7. Dans le monde laïque au sens large, et dans l’Église de Vatican II, nous avons la liberté de parole. Des groupes de prêtres et de laïcs ont ainsi réussi à témoigner de ce que veut dire être catholique dans le monde d’aujourd’hui. La liberté de parole vient de la conviction que si tous sont entendus, il y a plus de chance que l’on prête attention à la voix de l’Esprit et que soit entendu l’écho de l’Évangile. Faire taire de façon péremptoire et, semble-t-il, arbitraire les théologiens, les religieuses, et les responsables au sens large revient à étouffer le souffle de la vie dans l’Église elle-même.
8. Ainsi, lorsque la Pfarrer Initiative est proclamée en Autriche, ou que la Théologie de la Libération se répand en Amérique du Sud, ou que les religieuses décident de ne pas avoir une parole déduite de la doctrine, mais induite à partir de leur expérience, ou qu’un Concile Catholique Américain met au point un Code de Droits et de Responsabilités, ou que des Asiatiques et des Africains expriment le besoin de définir Dieu et le Christ autrement, la première réaction devrait être d’écouter et la seconde de dialoguer. Seuls des catholiques intéressés et engagés seront capables de telles initiatives. La réponse obtenue devrait être la gratitude plutôt que le rejet, l’éclaircissement plutôt que la censure, le discernement dans tous les cas, et non la surdité.
9. Le Mouvement International Nous Sommes Église (IMWAC – groupes nationaux progressistes à travers le monde), et le Réseau Européen Églises et Libertés dénoncent la persécution dont sont frappés nos amis quand ils posent avec respect des questions que partagent des millions d’autres catholiques. Nous sommes en revanche heureux de voir s’éveiller un printemps, se lever une aube au sein de l’Église, et nous sommes dans l’attente de la vie et de la lumière qu’ils apportent avec eux. Lorsque nous osons le dissentiment et la « désobéissance civile », ce n’est pas par orgueil, mais parce que nous sommes profondément inquiets.
10. En 2012, clercs et laïcs sont toujours définis en termes de préséance hiérarchique plutôt que comme partenaires, membres et confrères et consœurs. Il n’y a nulle justification de cela dans l’Évangile. En vérité, saint Paul nous rappelle qu’il ne saurait y avoir de Corps du Christ s’il n’y a de membres différents, tous nécessaires.

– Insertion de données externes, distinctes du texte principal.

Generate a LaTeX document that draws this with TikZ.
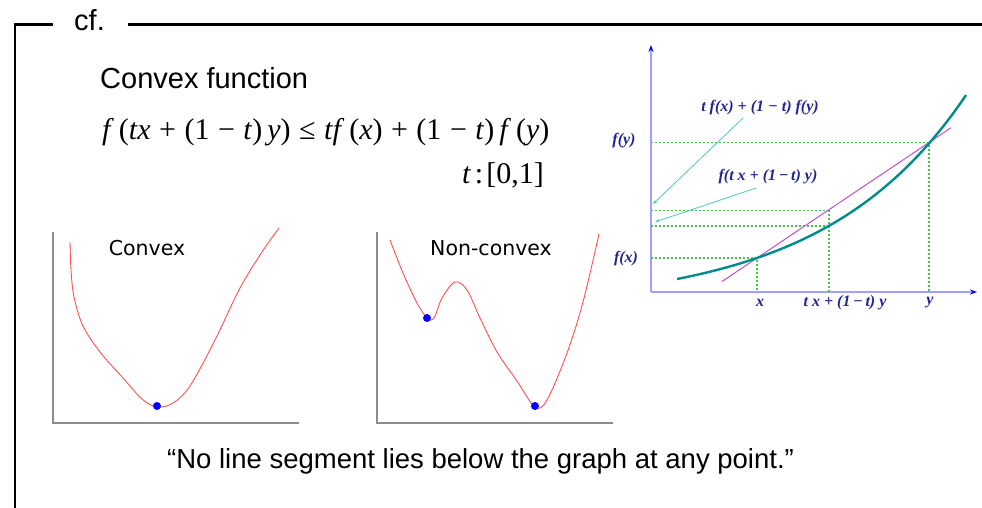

11. L’Église institutionnelle a mis en place une structure non démocratique, reflet de l’Empire Romain plutôt que du Royaume de Dieu. Il est triste de constater que le monde dans son ensemble a vu plus clairement la nécessité de la démocratie et de l’égalité que l’Église issue du message de Jésus. Dans le monde laïque, les décisions non démocratiques n’ont pas de crédibilité, et sont en réalité beaucoup plus instables. La démocratie n’est pas contre la nature de l’Église, puisque l’Esprit a été donné à chacun et que la démocratie signifie moins la dictature d’une majorité que le dialogue respectueux.

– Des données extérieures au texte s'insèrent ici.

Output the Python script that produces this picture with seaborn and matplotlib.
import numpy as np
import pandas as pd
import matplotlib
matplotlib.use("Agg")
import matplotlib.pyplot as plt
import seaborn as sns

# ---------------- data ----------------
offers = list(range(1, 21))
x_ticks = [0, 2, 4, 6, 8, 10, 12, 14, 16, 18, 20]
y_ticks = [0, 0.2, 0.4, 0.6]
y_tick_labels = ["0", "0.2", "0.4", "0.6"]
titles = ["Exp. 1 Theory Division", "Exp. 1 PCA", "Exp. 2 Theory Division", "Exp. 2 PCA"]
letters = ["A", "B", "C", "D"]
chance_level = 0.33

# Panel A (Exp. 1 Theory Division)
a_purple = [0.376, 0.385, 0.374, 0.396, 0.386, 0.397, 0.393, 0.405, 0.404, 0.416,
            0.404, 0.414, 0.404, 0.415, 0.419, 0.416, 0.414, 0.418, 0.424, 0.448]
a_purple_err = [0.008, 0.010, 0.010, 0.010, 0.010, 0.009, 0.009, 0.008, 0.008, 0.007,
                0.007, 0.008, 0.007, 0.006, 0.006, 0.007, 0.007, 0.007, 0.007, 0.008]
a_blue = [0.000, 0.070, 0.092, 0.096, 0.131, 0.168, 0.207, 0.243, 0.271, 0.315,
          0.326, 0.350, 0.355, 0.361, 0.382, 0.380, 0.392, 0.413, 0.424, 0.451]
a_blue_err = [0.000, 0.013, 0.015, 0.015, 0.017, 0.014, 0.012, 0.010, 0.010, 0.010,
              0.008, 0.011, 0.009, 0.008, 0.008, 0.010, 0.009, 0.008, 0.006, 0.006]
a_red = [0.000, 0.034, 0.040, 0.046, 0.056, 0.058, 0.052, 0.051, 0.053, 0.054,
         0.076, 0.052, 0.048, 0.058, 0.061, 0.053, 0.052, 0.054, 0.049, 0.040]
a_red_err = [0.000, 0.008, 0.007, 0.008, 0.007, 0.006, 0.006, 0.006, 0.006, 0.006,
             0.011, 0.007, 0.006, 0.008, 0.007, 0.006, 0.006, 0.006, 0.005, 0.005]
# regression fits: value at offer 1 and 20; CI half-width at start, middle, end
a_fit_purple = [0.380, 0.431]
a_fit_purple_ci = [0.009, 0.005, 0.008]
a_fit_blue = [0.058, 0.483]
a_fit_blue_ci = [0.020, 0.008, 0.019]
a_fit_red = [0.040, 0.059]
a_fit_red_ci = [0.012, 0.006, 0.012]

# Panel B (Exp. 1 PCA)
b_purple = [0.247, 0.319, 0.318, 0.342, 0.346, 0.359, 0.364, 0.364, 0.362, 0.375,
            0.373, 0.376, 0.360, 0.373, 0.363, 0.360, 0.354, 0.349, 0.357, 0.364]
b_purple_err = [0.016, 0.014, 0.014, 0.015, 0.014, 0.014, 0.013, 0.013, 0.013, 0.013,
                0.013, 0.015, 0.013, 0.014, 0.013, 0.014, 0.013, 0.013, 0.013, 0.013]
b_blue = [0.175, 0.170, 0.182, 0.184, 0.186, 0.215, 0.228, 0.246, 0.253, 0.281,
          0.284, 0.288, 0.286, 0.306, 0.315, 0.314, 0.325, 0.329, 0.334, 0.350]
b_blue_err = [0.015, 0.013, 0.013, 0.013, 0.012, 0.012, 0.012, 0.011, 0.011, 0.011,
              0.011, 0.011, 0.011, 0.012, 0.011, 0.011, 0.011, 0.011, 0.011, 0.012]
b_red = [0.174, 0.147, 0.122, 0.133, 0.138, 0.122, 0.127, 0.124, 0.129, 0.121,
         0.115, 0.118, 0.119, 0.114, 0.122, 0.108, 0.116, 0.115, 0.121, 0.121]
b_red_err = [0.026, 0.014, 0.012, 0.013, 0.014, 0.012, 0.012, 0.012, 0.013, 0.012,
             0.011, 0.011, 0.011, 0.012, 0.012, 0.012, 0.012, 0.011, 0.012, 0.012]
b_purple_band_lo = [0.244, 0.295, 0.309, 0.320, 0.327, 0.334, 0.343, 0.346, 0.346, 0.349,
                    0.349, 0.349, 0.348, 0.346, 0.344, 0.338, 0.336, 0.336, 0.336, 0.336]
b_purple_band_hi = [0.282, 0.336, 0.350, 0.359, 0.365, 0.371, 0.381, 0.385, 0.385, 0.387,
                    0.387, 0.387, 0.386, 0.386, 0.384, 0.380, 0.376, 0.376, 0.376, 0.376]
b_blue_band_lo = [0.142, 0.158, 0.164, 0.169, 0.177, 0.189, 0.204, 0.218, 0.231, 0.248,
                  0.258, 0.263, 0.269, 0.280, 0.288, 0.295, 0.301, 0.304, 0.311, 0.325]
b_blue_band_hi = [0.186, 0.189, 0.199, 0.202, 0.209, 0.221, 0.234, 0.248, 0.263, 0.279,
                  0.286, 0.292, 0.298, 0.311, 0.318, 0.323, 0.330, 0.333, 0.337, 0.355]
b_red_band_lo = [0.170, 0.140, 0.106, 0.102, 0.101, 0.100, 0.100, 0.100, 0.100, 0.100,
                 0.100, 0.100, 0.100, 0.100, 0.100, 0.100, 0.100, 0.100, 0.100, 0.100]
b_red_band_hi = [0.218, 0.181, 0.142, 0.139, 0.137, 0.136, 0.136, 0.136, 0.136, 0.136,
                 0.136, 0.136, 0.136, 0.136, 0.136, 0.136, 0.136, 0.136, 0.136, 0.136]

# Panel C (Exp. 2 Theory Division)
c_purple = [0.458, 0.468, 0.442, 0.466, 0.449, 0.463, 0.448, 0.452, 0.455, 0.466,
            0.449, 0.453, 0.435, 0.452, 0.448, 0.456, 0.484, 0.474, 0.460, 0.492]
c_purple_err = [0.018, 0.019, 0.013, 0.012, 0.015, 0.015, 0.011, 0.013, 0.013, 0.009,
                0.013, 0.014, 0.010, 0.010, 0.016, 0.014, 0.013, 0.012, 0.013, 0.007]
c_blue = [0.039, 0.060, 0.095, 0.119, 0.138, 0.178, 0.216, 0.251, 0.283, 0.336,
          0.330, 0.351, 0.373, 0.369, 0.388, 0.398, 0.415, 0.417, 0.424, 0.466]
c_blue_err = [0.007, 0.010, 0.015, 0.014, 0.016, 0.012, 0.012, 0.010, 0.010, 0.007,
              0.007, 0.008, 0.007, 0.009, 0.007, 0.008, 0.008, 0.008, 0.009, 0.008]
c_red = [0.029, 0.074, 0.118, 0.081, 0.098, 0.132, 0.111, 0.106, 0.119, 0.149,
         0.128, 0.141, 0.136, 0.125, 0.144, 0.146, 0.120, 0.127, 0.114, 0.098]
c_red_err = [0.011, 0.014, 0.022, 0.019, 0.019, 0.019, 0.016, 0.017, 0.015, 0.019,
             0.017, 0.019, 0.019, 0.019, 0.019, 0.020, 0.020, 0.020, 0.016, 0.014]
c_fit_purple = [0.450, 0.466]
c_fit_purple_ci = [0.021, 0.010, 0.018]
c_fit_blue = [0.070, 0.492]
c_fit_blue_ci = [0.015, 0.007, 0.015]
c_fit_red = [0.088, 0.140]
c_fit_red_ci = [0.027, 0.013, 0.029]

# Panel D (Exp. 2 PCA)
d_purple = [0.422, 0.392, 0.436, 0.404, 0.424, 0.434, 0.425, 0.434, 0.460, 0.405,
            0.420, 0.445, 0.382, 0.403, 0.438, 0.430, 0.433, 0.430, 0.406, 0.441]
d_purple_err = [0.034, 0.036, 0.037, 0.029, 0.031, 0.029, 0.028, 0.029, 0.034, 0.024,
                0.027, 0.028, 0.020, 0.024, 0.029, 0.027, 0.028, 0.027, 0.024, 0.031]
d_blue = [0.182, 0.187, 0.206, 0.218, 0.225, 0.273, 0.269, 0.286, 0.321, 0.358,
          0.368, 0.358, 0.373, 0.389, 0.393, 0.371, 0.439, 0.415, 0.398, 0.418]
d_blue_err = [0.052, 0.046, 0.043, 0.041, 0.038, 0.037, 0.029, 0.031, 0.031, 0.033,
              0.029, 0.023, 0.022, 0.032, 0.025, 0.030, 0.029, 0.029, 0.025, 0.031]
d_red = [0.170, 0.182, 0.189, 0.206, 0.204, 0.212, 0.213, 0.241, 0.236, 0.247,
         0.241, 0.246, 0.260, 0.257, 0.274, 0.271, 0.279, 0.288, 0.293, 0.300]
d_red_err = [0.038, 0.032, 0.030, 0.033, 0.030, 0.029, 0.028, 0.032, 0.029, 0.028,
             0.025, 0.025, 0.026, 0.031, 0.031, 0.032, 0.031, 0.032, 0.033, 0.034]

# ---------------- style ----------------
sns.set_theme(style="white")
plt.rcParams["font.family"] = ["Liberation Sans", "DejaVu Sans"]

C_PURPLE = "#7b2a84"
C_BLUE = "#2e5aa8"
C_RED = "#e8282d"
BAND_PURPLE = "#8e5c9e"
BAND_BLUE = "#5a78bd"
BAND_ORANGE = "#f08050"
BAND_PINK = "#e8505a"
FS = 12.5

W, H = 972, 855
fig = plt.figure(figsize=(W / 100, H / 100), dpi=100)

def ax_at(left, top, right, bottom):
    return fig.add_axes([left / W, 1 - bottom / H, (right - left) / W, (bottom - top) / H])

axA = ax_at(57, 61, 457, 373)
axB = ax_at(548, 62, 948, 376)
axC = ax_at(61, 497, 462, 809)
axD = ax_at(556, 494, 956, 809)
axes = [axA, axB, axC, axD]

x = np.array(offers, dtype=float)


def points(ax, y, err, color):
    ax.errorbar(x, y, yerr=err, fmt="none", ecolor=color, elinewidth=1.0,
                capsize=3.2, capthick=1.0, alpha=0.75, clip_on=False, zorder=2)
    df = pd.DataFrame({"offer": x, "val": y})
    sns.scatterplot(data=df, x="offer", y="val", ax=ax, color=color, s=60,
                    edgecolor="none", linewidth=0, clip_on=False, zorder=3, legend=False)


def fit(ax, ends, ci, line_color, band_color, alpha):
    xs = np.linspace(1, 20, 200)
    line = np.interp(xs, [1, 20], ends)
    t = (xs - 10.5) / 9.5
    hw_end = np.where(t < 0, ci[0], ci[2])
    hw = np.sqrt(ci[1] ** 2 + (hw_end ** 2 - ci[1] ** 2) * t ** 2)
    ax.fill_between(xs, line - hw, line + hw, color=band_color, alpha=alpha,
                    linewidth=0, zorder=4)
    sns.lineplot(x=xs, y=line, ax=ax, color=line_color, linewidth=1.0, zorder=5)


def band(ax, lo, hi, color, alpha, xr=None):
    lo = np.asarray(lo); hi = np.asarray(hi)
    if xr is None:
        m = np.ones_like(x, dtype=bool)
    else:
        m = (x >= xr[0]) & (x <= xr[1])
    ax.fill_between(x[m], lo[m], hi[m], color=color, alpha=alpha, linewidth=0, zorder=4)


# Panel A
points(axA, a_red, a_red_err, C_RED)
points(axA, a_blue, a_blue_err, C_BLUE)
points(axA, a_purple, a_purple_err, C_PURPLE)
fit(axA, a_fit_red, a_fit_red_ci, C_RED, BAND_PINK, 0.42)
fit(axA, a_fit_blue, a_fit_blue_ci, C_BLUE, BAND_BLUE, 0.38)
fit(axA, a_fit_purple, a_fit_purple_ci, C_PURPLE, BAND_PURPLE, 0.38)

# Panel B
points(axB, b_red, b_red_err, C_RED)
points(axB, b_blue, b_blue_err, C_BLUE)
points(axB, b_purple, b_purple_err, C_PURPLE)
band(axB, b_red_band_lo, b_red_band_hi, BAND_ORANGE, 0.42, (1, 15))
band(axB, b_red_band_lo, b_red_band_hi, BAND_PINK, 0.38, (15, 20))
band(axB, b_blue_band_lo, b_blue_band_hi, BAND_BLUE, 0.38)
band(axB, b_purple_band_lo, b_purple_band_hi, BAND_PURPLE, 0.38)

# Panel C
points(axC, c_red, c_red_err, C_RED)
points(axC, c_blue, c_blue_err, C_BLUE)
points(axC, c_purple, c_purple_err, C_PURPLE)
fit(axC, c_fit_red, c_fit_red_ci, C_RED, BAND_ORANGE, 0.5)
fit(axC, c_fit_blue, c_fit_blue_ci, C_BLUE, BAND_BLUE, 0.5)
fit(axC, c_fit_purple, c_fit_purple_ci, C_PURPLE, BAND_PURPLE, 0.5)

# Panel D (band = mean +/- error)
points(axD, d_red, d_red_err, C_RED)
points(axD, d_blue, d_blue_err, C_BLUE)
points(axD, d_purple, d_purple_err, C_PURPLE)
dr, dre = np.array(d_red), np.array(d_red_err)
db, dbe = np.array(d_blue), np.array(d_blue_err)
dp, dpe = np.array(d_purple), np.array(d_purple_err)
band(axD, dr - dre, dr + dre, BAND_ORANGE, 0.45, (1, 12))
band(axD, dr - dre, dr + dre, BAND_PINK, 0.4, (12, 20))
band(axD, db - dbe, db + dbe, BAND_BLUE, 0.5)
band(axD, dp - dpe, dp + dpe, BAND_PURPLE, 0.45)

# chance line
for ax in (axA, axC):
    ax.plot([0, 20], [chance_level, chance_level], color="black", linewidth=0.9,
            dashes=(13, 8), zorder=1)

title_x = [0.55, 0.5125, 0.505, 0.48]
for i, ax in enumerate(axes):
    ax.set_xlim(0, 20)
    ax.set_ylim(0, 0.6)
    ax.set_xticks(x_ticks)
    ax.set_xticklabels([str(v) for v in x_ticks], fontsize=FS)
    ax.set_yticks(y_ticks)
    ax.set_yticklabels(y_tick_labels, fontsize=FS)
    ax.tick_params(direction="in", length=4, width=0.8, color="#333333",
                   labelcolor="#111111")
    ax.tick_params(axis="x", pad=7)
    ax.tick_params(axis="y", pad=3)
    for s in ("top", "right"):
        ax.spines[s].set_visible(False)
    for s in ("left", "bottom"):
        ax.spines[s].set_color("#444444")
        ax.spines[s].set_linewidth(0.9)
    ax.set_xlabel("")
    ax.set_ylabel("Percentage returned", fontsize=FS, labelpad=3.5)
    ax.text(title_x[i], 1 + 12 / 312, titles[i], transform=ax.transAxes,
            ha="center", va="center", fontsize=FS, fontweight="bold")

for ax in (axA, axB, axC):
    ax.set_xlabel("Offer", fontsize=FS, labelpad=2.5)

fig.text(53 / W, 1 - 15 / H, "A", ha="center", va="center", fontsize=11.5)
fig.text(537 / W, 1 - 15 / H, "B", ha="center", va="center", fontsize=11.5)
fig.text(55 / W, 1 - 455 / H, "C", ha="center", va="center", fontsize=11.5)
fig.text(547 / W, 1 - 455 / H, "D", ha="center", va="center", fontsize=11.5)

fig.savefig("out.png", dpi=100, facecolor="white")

12. Dans toutes les démocraties il y a divers niveaux de responsabilité, et le respect des droits humains et de toutes les minorités est l’ADN d’une vraie démocratie.
13. C’est très différent de l’absolutisme monarchique. Dans une Église vraiment collégiale, la conscience n’est pas moins sacrée que le Magistère. La monarchie est autant en contradiction avec la tradition évangélique de l’Église qu’avec les nécessités pastorales contemporaines. IL fut un temps où Jean XXIII nous rappelait que nous n’avions rien à craindre du monde sécularisé et que nous n’avions aucun droit de devenir prophètes de malheur. La monarchie n’a aucun droit intrinsèque de principe dans l’Église, alors que la collégialité y a une autorité biblique, conciliaire et pastorale. IMWAC et le Réseau Européen soutiennent qu’il faut que l’Église soit pluraliste et inclusive, aussi bien dans ses structures et ses politiques internes que dans sa relation au monde.
14. Nous nous adressons à nos frères évêques présents au Synode à Rome (7-28 octobre) pour qu’ils réfléchissent au dialogue avec des catholiques qui aspirent à être partie prenante de l’Église même lorsqu’il y a divergence sur certaines questions. Cela est en accord non seulement avec Vatican II et le Droit Canon, mais avec l’Esprit et l’évangile. IMWAC et le Réseau Européen se retrouveront à Rome en décembre 2015 pour célébrer le cinquantième anniversaire de la clôture Vatican II et pour témoigner de la vie qu’il a donnée à l’Église et de la lumière qu’il offre pour nous guider dans l’avenir. Notre volonté n’est pas la division ou la dissension, mais la paix pour l’Église dans son ensemble. « Voyez comme ces Chrétiens s’aiment » était considéré à une époque comme le meilleur signe que nous étions une communauté du Christ. Si nous perdons cela, tous les autres signes que nous donnons sont de fausses pistes. Sans amour nous périssons, nous perdons Jésus et nous nous éloignons de Dieu. Aucun d’entre nous dans l’Église ne veut que cela arrive.